Didn't Autumn come around quickly? I could do with that stamp.  This year has me flummoxed.  No stable work routine.  Home activities all over the place.  Still no decision on the blinds.


Image: Office Speak Rotating Stamp
Quote: On my desk calendar 2 March 2012

Wednesday, 29 February 2012

A Few Rules for Beginners
by Katherine Mansfield

Babies must not eat the coal
And they must not make grimaces,
Nor in party dresses roll
And must never black their faces.

They must learn that pointing's rude,
They must sit quite still at table,
And must always eat the food
Put before them--if they're able.

If they fall, they must not cry,
Though it's known how painful this is;
No--there's always Mother by
Who will comfort them with kisses.







***

Lesson Number One: These little fellows make changing the sheets a trial.  So I've decreed that henceforth no more soft toys shall be brought into this house.  Enough is enough.  No matter how adorable.  We cannot adopt one more free-loader.   (D'ya hear Daddy?)  Space is at a premium.  Once, it was all Beanie Bears.  Now the lastest obsession is with The Littlest Pet Shop creatures.  One little doggie crept home with us from the Royal Agricultural Show.   He has scored pride of place on the pillow but will no doubt be de-throned in favour of a distant cousin, also made in China as the weeks and months go by.  Affections are fickle when it comes to plush companions.

It's snuggle weather here with record-breaking rain.  The dams are bursting, sports grounds closed, swimming carnivals cancelled and that twice-daily cross-country walk to the office results in sodden trouser legs, if I'm not careful.  

Tuesday, 28 February 2012

Now and Then

As from the house your mother sees
You playing round the garden trees,
So you may see, if you will look
Through the windows of this book,
Another child, far, far away,
And in another garden, play.
But do not think you can at all,
By knocking on the window, call
That child to hear you.
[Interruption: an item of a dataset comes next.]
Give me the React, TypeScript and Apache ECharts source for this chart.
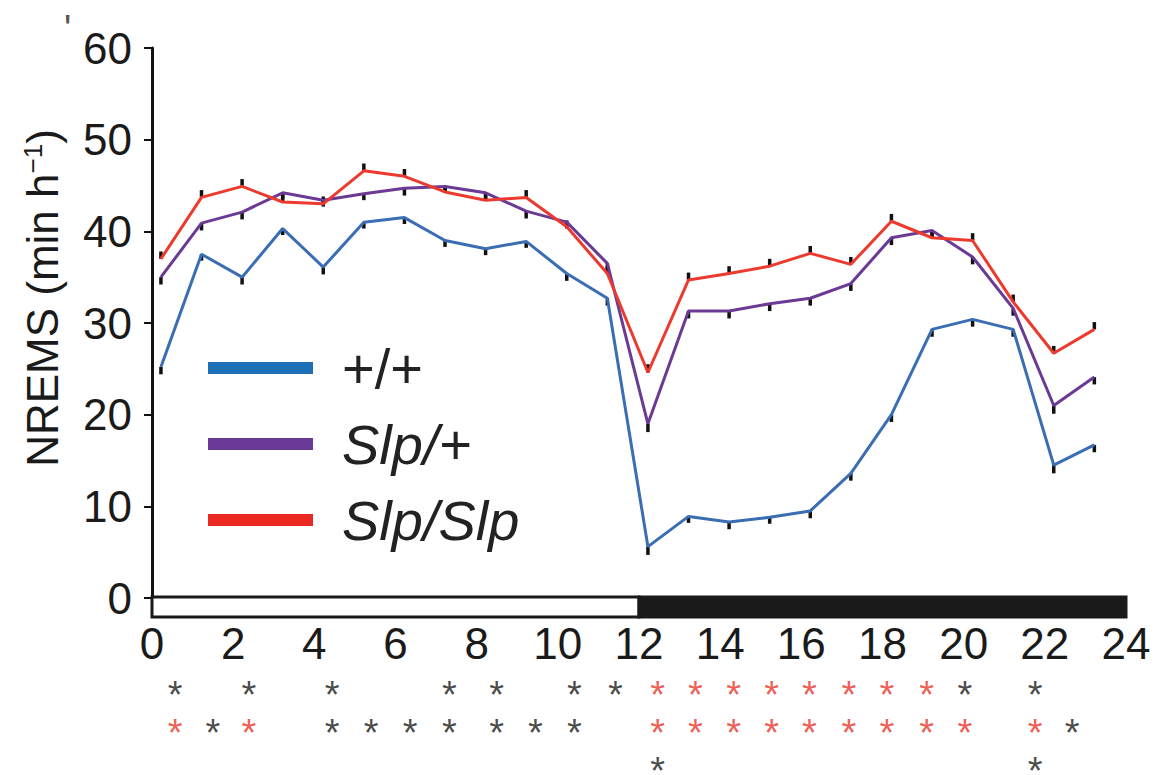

He intent
Is all on his play-business bent.
He does not hear, he will not look,
Nor yet be lured out of this book.
For, long ago, the truth to say,
He has grown up and gone away,
And it is but a child of air
That lingers in the garden there.

Robert Louis Stevenson

***

So true, my  precious little ones.  The days are long but the years are short.  We watched some of the SBS program, Who Do You Think You Are, tonight.  It's become a bit of a favourite in our house when we manage to catch it. My, what facinating stories they unearth and how it affects people to learn about the struggles of their forebears. Tears well up as the subjects are reconciled with the past and the jigsaw puzzle pieces of their heritage connect.  Some tough lives has been lived. Don't I know this more than most coming from tough Anglo-German-Swedish migrant stock. It taken many generations for my lineage to be able experience the opportunities my children currently enjoy. It's really a gift to know this.  I reflect on it often.